Russian propagandists are constantly reinventing reality

Propagandists have proven to be highly adept in constantly reinventing reality in autocratic countries, particularly Russia, where the fact that reality has constantly debunked the Kremlin’s claims could not wholly shake Russian confidence in its war on Ukraine.

“Oceania had been at war with Eastasia and in alliance with Eurasia. But that was merely a piece of furtive knowledge which he happened to possess because his memory was not satisfactorily under control. Officially, the change of partners had never happened. Oceania was at war with Eurasia: therefore Oceania had always been at war with Eurasia”, wrote George Orwell in his novel 1984.

This was meant to symbolise a fictional world where those in power are highly successful in engineering their own reality, even when substantial changes occur that would normally be expected to shake the population’s trust in their own propagandists.

Unfortunately, real life has proved to be surprisingly similar to Orwell’s fictional world, as Russian propagandists have been trying to explain events on the battlefield in Ukraine.

On February 26, 2022, two days after Russia’s unprovoked invasion of Ukraine, a (now removed) text on the Russian state news agency Ria Novosti declared Russian victory, praising the Kremlin for restoring Russian unity and ending Ukraine’s existence as an “anti-Russia”.

However, total Russian victory soon became impossible, so there had to be a pivot to a new narrative. After all, based on Russian propaganda, the people at home should have been expecting their soldiers to come home soon.

So, an old narrative about NATO provoking war with Russia via its Ukrainian “subject” was refurbished. It was, in fact, NATO and its support for Kyiv that was leading to “military escalation”. In April 2022, RT head Margarita Simonyan, a key pillar of Russian propaganda, declared on Russian state TV that the country was “waging war against NATO”.

Managing expectations

The situation worsened for Russia when Ukraine launched a highly successful counter-offensive in the autumn of 2022, regaining significant lost ground. Propagandists were confused, blaming security services, Kremlin advisers, and the lack of general mobilisation. They, however, quickly returned to their previous claims about Russia being at war with NATO rather than Ukraine. “Brussels” was accused of prolonging suffering by supporting Ukraine and the West. Some claimed the war was lasting longer than expected because Russia “greatly cares about civilians”.

Elsewhere, actors who claim to support peace—such as Hungary’s government—claim that Ukraine has done “what it possibly could” on the battlefield; it could not advance. It stopped being sovereignbecause it could only function off Western money, so it should return to the negotiating table.

As such, expectations have been constantly redrawn by Russian or pro-Russian propagandists regarding the war. From a three-day battle, the expectations were changed because of an alleged fight with NATO or because Russia was “taking care of civilians”. Setbacks were explained by Russia not putting everything it had into the fight.

As of June 2023, the majority of Russians (73 per cent) support the actions of the Russian Armed Forces in Ukraine, according to a poll by Levada, and 54 per cent said the “special military operation” was progressing successfully.

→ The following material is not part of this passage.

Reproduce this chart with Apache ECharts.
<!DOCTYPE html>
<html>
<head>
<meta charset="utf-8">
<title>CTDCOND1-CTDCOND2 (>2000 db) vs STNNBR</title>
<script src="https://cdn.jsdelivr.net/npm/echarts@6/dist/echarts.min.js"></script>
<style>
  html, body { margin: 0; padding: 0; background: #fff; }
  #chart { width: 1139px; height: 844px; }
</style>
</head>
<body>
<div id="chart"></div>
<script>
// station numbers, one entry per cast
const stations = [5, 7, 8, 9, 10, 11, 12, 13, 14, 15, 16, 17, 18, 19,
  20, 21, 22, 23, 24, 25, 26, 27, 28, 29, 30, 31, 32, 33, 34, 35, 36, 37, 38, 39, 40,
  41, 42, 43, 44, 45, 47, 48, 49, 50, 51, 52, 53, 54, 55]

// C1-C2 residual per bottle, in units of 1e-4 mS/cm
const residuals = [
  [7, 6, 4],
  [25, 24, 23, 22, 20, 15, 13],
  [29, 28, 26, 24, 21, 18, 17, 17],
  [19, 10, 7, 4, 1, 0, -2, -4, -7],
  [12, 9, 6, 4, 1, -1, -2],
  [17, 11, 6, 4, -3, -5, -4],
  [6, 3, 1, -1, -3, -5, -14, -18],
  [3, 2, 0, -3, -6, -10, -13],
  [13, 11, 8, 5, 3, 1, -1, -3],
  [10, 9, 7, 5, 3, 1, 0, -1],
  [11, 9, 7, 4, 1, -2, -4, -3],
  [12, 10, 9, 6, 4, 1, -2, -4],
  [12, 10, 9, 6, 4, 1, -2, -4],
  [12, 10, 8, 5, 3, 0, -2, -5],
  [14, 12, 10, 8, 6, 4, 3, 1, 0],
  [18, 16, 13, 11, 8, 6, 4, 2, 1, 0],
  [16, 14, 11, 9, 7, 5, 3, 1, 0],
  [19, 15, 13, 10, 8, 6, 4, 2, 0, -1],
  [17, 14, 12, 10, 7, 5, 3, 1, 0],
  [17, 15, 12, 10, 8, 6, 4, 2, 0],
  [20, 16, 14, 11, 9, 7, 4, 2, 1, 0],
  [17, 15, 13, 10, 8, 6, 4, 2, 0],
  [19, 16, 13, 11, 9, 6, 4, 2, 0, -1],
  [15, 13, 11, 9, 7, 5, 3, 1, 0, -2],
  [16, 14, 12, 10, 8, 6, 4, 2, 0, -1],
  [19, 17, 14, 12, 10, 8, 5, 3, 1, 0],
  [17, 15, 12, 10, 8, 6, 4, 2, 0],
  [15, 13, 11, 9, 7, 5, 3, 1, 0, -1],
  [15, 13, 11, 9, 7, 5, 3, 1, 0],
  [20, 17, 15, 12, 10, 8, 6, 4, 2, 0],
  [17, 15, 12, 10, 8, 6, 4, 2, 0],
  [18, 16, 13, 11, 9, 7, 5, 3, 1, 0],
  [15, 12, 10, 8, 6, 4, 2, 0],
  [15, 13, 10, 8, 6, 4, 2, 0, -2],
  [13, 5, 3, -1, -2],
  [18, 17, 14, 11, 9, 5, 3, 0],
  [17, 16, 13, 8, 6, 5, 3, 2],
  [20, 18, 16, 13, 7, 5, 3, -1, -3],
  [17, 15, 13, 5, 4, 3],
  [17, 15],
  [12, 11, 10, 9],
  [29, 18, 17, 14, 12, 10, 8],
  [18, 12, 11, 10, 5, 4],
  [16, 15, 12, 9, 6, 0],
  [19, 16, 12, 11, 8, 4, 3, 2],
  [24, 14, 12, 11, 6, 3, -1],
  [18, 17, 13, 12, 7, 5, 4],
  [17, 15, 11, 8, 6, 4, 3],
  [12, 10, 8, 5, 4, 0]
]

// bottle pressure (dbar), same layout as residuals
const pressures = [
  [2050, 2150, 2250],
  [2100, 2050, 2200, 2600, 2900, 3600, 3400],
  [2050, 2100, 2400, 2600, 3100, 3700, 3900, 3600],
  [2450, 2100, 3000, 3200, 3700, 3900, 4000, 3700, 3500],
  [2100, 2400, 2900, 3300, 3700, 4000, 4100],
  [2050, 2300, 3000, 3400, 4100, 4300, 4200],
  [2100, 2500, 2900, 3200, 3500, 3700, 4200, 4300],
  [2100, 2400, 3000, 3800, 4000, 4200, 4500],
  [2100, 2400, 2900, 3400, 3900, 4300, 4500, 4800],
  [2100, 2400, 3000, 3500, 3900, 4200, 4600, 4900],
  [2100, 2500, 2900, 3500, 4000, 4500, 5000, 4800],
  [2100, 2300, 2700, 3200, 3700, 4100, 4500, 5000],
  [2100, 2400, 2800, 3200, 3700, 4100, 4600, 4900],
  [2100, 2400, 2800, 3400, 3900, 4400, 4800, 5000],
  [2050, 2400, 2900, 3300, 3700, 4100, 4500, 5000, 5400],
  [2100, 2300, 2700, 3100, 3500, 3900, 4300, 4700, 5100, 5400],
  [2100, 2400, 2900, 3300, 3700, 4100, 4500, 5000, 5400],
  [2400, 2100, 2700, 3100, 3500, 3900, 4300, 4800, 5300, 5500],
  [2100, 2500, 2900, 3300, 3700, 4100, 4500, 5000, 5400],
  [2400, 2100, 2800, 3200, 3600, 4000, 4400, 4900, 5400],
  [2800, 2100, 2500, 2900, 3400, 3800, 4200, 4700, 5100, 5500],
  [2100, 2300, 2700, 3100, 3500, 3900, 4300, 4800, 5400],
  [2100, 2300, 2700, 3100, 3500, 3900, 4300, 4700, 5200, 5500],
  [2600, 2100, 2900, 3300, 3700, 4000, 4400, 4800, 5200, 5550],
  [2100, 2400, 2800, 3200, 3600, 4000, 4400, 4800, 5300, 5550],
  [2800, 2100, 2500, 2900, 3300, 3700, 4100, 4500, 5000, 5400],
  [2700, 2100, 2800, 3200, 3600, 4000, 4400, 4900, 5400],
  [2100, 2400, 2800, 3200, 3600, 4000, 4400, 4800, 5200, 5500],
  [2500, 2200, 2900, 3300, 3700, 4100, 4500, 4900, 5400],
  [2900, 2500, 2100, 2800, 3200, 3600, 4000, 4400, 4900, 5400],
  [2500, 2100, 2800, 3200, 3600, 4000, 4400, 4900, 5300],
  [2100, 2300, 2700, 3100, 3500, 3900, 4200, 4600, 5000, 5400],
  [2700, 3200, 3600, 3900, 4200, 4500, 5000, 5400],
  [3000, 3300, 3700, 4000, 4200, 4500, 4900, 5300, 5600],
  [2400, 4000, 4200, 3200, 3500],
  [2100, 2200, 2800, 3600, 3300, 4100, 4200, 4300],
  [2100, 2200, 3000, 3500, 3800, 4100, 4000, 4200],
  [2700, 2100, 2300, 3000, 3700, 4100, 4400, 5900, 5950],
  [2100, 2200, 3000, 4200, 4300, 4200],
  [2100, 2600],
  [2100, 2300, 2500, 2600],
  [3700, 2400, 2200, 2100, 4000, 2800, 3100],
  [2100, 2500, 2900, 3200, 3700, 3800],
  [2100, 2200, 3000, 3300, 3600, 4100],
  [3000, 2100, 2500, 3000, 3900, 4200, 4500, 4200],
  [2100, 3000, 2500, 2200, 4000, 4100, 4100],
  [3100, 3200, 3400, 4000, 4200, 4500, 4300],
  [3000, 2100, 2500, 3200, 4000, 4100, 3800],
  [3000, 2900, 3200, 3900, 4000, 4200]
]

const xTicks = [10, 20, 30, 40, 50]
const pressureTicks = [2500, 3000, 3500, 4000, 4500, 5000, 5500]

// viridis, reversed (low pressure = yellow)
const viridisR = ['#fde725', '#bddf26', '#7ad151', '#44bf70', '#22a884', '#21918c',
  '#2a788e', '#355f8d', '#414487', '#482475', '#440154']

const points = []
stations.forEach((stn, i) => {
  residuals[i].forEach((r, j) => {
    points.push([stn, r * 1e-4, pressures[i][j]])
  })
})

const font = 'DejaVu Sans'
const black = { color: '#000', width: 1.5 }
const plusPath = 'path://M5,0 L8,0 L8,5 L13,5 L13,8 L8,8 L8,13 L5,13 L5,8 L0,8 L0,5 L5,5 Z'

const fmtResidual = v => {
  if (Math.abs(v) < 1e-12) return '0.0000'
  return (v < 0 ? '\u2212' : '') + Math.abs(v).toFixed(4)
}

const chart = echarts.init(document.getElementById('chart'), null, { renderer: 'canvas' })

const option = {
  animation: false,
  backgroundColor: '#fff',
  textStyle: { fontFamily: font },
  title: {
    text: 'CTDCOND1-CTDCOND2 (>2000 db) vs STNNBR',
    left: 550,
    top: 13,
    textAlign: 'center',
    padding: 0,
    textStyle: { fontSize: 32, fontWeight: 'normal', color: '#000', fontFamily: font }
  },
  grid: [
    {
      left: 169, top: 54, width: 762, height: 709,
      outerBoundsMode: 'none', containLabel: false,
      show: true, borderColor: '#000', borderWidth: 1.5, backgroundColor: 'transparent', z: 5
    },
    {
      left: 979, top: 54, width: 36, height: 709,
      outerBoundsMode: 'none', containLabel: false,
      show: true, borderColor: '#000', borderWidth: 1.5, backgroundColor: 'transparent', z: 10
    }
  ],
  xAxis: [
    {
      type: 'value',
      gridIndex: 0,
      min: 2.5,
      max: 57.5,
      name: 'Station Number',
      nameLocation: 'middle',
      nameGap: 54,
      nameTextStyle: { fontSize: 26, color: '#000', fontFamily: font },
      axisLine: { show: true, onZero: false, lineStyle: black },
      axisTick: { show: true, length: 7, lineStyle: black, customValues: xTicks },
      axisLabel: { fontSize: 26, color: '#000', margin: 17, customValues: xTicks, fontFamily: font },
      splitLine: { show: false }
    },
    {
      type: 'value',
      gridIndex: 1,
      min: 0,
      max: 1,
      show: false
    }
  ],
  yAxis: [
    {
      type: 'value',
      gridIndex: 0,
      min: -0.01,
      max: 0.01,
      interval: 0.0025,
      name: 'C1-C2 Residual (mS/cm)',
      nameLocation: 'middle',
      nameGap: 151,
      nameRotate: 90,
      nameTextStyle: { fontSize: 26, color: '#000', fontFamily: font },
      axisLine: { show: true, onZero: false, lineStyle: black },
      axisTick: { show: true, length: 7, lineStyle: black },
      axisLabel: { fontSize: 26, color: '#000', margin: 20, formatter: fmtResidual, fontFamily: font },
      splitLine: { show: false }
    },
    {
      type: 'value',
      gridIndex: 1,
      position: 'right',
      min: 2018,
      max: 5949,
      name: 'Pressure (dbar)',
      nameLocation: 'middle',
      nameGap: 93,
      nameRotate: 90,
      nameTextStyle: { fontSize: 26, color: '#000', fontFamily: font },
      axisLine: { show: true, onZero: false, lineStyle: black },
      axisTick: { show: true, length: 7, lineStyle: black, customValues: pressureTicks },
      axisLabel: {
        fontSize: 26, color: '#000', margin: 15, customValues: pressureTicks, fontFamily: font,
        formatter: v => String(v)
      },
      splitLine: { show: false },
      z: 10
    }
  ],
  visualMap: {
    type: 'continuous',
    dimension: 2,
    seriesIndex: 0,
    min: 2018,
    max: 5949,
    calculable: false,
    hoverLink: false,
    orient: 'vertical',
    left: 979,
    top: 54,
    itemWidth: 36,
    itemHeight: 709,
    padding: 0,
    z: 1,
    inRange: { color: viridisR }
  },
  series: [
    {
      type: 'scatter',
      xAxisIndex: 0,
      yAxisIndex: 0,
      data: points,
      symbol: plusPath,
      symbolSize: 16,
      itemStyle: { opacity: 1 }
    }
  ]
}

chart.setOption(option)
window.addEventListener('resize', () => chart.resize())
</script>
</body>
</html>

However, only 40 per cent supported continuing military actions—down from 48 per cent in May. Even if we consider measuring public opinion in Russia extremely challenging, data suggest that the complete failure of the Russian armed forces in Ukraine still appears to be a success to most Russians, even though many want an end to the war.

Hearts and minds

It must be noted that the West is currently in an information war with the Kremlin for the hearts and minds of the people, especially Western populations; support for governments aiding Ukraine is not collapsing.

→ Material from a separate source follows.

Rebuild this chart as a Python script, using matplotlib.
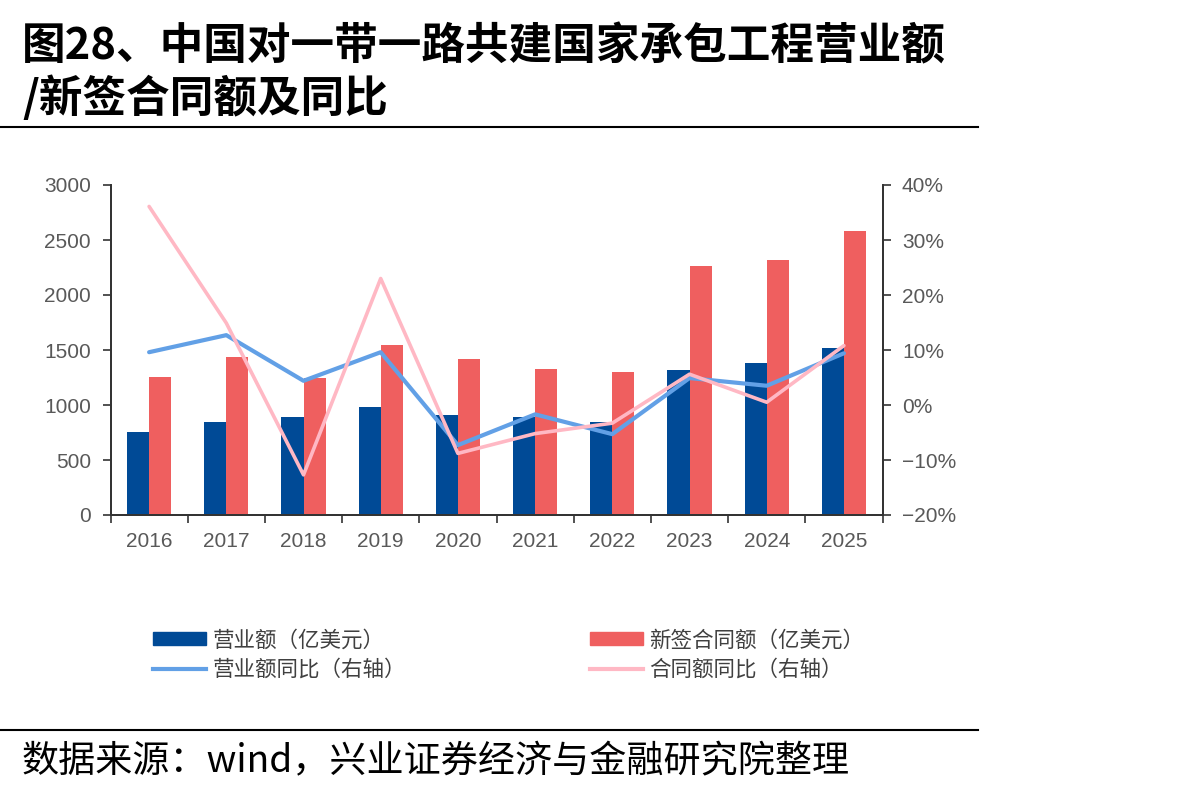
import matplotlib
matplotlib.use("Agg")
import matplotlib.pyplot as plt
import numpy as np
from matplotlib.lines import Line2D
from matplotlib.patches import Patch
from matplotlib.ticker import FuncFormatter, FixedLocator

plt.rcParams['font.family'] = ['Liberation Sans', 'Noto Sans CJK SC', 'DejaVu Sans']

years = ['2016', '2017', '2018', '2019', '2020', '2021', '2022', '2023', '2024', '2025']
revenue = [752, 848, 894, 979, 906, 894, 848, 1318, 1379, 1518]
new_contracts = [1257, 1436, 1248, 1545, 1415, 1330, 1297, 2261, 2321, 2579]
revenue_yoy = [9.6, 12.7, 4.4, 9.6, -7.3, -1.7, -5.3, 4.9, 3.5, 9.4]
contract_yoy = [36.1, 14.9, -12.7, 23.0, -8.8, -5.2, -3.3, 5.6, 0.5, 10.8]

label_rev = '营业额（亿美元）'
label_new = '新签合同额（亿美元）'
label_rev_yoy = '营业额同比（右轴）'
label_con_yoy = '合同额同比（右轴）'

title_l1 = '图28、中国对一带一路共建国家承包工程营业额'
title_l2 = '/新签合同额及同比'
source = '数据来源：wind，兴业证券经济与金融研究院整理'

c_blue = '#004A96'
c_red = '#EF5F5F'
c_lblue = '#62A0E6'
c_pink = '#FFB8C4'
c_tick = '#595959'

W, H = 1192, 796
fig = plt.figure(figsize=(W / 100, H / 100), dpi=100)

def fx(px):
    return px / W

def fy(py):
    return 1 - py / H

ax = fig.add_axes([fx(110.5), fy(515), fx(882.5) - fx(110.5), fy(185) - fy(515)])
ax2 = ax.twinx()

x = np.arange(len(years))
bw = 0.285
ax.bar(x - bw / 2, revenue, width=bw, color=c_blue, zorder=2)
ax.bar(x + bw / 2, new_contracts, width=bw, color=c_red, zorder=2)
ax2.plot(x, revenue_yoy, color=c_lblue, lw=3.0, zorder=3, solid_capstyle='round')
ax2.plot(x, contract_yoy, color=c_pink, lw=2.6, zorder=4, solid_capstyle='round')

ax.set_xlim(-0.5, len(years) - 0.5)
ax.set_ylim(0, 3000)
ax.set_yticks(np.arange(0, 3001, 500))
ax2.set_ylim(-20, 40)
ax2.set_yticks(np.arange(-20, 41, 10))
ax2.yaxis.set_major_formatter(FuncFormatter(lambda v, p: f"{int(v)}%".replace('-', '\u2212')))

ax.set_xticks(x)
ax.set_xticklabels(years)
ax.xaxis.set_minor_locator(FixedLocator(np.arange(-0.5, len(years), 1.0)))
ax.tick_params(axis='x', which='major', length=0, pad=12, labelsize=15, labelcolor=c_tick)
ax.tick_params(axis='x', which='minor', length=6, width=1.2, color='#333333', direction='out')
ax.tick_params(axis='y', length=6, width=1.2, color='#333333', pad=8, labelsize=15, labelcolor=c_tick)
ax2.tick_params(axis='y', length=6, width=1.2, color='#333333', pad=8, labelsize=15, labelcolor=c_tick)

for a in (ax, ax2):
    a.spines['top'].set_visible(False)
    for s in ('left', 'right', 'bottom'):
        a.spines[s].set_color('#333333')
        a.spines[s].set_linewidth(1.3)
ax.patch.set_visible(False)

# legends
leg_font = {'family': ['Noto Sans CJK SC', 'DejaVu Sans'], 'size': 15.5}
h1 = [Patch(color=c_blue), Line2D([0], [0], color=c_lblue, lw=3)]
h2 = [Patch(color=c_red), Line2D([0], [0], color=c_pink, lw=3)]
common = dict(frameon=False, prop=leg_font, handlelength=2.45, handleheight=0.55,
              labelspacing=0.35, handletextpad=0.3, borderaxespad=0, borderpad=0,
              labelcolor='#404040', loc='center left')
lg1 = fig.legend(h1, [label_rev, label_rev_yoy], bbox_to_anchor=(fx(153), fy(655)), **common)
lg2 = fig.legend(h2, [label_new, label_con_yoy], bbox_to_anchor=(fx(590), fy(655)), **common)

# title
fig.text(fx(22), fy(46), title_l1, fontsize=31.4, fontweight='bold', family=['Noto Sans CJK SC'],
         va='center', ha='left', color='black')
fig.text(fx(22), fy(98), title_l2, fontsize=31.4, fontweight='bold', family=['Noto Sans CJK SC'],
         va='center', ha='left', color='black')

fig.add_artist(Line2D([0, fx(978)], [fy(127), fy(127)], color='black', lw=1.5))
fig.add_artist(Line2D([0, fx(978)], [fy(730), fy(730)], color='black', lw=1.5))

fig.text(fx(22), fy(762), source, fontsize=26.7, family=['Noto Sans CJK SC', 'DejaVu Sans'],
         va='center', ha='left', color='black')

fig.savefig('out.png', dpi=100)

The Kremlin meanwhile is playing a long game, waiting for the exhaustion of the West and its abandonment of Ukraine. This war is deeply asymmetric. The West has barely any access to Russia’s information space, while Russia can (mostly) freely broadcast its messages in Europe and North America by circumventing sanctions or via intermediaries.

Additionally, populations of authoritarian regimes might be more resilient to war exhaustion due to their restrictive information environments.

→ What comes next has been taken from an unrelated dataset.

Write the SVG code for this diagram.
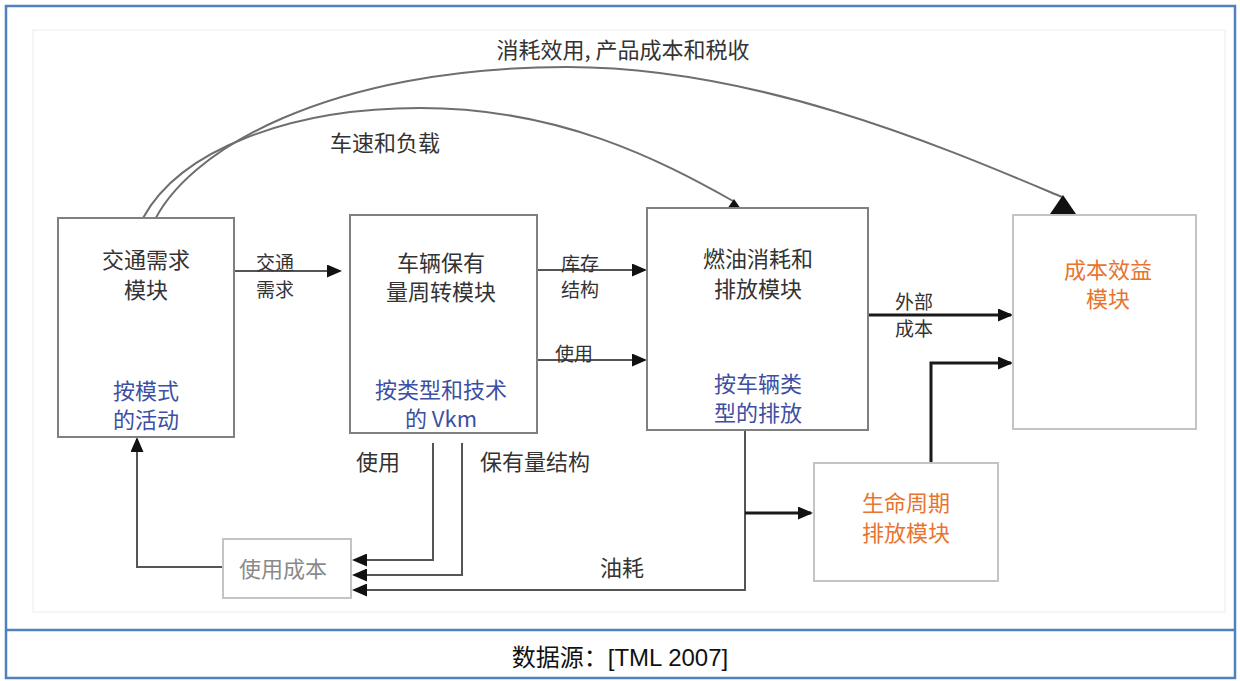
<svg xmlns="http://www.w3.org/2000/svg" width="1240" height="681" viewBox="0 0 1240 681">
<style>
.box{fill:#fff;stroke:#808080;stroke-width:2}
.boxl{fill:#fff;stroke:#c4c4c4;stroke-width:2}
.t{font-family:"Noto Sans CJK SC","Liberation Sans",sans-serif;font-size:22px;fill:#333;text-anchor:middle}
.s{font-family:"Noto Sans CJK SC","Liberation Sans",sans-serif;font-size:19px;fill:#333;text-anchor:middle}
.blue{fill:#3d4fa3}
.orange{fill:#e8742e}
.gray{fill:#8a8a8a}
.ln{fill:none;stroke:#555;stroke-width:2}
.lnb{fill:none;stroke:#1a1a1a;stroke-width:3}
.cv{fill:none;stroke:#6e6e6e;stroke-width:2}
</style>
<defs>
<marker id="arr" markerWidth="15" markerHeight="13" refX="13" refY="6.5" orient="auto" markerUnits="userSpaceOnUse">
<path d="M0,0 L15,6.5 L0,13 z" fill="#111"/>
</marker>
</defs>
<rect x="0" y="0" width="1240" height="681" fill="#fff"/>
<rect x="6" y="6" width="1229" height="672" fill="none" stroke="#4f81bd" stroke-width="2.5"/>
<line x1="6" y1="630" x2="1235" y2="630" stroke="#4f81bd" stroke-width="2.5"/>
<rect x="33" y="30" width="1192" height="582" fill="none" stroke="#f2f2f2" stroke-width="1.5"/>

<g id="connectors">
<path class="cv" d="M152,226 C185,150 330,67 567,67 C760,67 950,150 1062,197"/>
<path class="cv" d="M143,218 C180,150 290,108 420,108 C560,108 660,160 733,201"/>
<polygon points="1063,195 1050,214 1076,214" fill="#111"/>
<polygon points="734,199 727,209 741,209" fill="#111"/>
<path class="ln" d="M234,271 H340" marker-end="url(#arr)"/>
<path class="ln" d="M537,270 H645" marker-end="url(#arr)"/>
<path class="ln" d="M537,360 H645" marker-end="url(#arr)"/>
<path class="lnb" d="M864,315 H1011" marker-end="url(#arr)"/>
<path class="lnb" d="M931,463 V363 H1011" marker-end="url(#arr)"/>
<path class="ln" d="M745,430 V590 H354" marker-end="url(#arr)"/>
<path class="lnb" d="M745,513 H811" marker-end="url(#arr)"/>
<path class="ln" d="M433,443 V560 H354" marker-end="url(#arr)"/>
<path class="ln" d="M462,443 V575 H354" marker-end="url(#arr)"/>
<path class="ln" d="M223,567 H137 V439" marker-end="url(#arr)"/>
<text class="t" x="623" y="58">消耗效用, 产品成本和税收</text>
<text class="t" x="385" y="151">车速和负载</text>
<text class="s" x="275" y="270">交通</text>
<text class="s" x="275" y="297">需求</text>
<text class="s" x="580" y="271">库存</text>
<text class="s" x="580" y="297">结构</text>
<text class="s" x="574" y="361">使用</text>
<text class="s" x="914" y="309">外部</text>
<text class="s" x="914" y="336">成本</text>
<text class="t" x="378" y="470">使用</text>
<text class="t" x="535" y="470">保有量结构</text>
<text class="t" x="622" y="576">油耗</text>
</g>

<g id="node-demand">
<rect class="box" x="58" y="218" width="176" height="219"/>
<text class="t" x="146" y="268">交通需求</text>
<text class="t" x="146" y="298">模块</text>
<text class="t blue" x="146" y="399">按模式</text>
<text class="t blue" x="146" y="428">的活动</text>
</g>

<g id="node-stock">
<rect class="box" x="350" y="215" width="187" height="218"/>
<text class="t" x="441" y="271">车辆保有</text>
<text class="t" x="441" y="300">量周转模块</text>
<text class="t blue" x="441" y="398">按类型和技术</text>
<text class="t blue" x="441" y="427">的 Vkm</text>
</g>

<g id="node-fuel">
<rect class="box" x="647" y="208" width="221" height="222"/>
<text class="t" x="758" y="267">燃油消耗和</text>
<text class="t" x="758" y="297">排放模块</text>
<text class="t blue" x="758" y="392">按车辆类</text>
<text class="t blue" x="758" y="421">型的排放</text>
</g>

<g id="node-cba">
<rect class="boxl" x="1013" y="215" width="183" height="214"/>
<text class="t orange" x="1108" y="278">成本效益</text>
<text class="t orange" x="1108" y="307">模块</text>
</g>

<g id="node-lca">
<rect class="boxl" x="814" y="463" width="184" height="118"/>
<text class="t orange" x="906" y="511">生命周期</text>
<text class="t orange" x="906" y="541">排放模块</text>
</g>

<g id="node-usecost">
<rect class="boxl" x="223" y="539" width="128" height="59"/>
<text class="t gray" x="283" y="577">使用成本</text>
</g>

<text x="620" y="666" font-family="Liberation Sans,Noto Sans CJK SC,sans-serif" font-size="24" fill="#111" text-anchor="middle">数据源：[TML 2007]</text>
</svg>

Overall, the West needs to invest more into improving the resilience of its populations, not via repression but—instead—education, media literacy, and proper strategic communications by governments.

This is, of course, going to take longer than it took for the Kremlin to turn Russia into an autocracy. Investment in these strategic actions must start flowing right now.

Originally published here

Banning TikTok is Just the Beginning

The hype around banning TikTok on official government devices shows us that liberal democracies are beginning to take Chinese influence seriously, and the appeasing economic policies of the last two decades are soon to be a thing of the past. Are we late to wake up? Time will tell.

The debate regarding TikTok concerns something other than the app’s quality or what people use it for. It is about how China collects data to achieve an even larger scale. The Chinese Communist Party (CCP) is taking the AI competition seriously. To surpass its competitors, it needs a considerable quantity of data, through which the aggregate of useful information can help make its artificial intelligence more and more successful. One would argue that China has the advantage of having the largest population on Earth, so having a suitable aggregate at home is a plus. It is also clear that government-sponsored mass surveillance has been happening in China for a while. With the help of CCTVs, apps, different consumer tech devices, biometric mapping of citizens, and Internet surveillance, the communist country constantly monitors its citizens. Although the results are probably auspicious, China needs even more data about foreigners to perfect its AI project.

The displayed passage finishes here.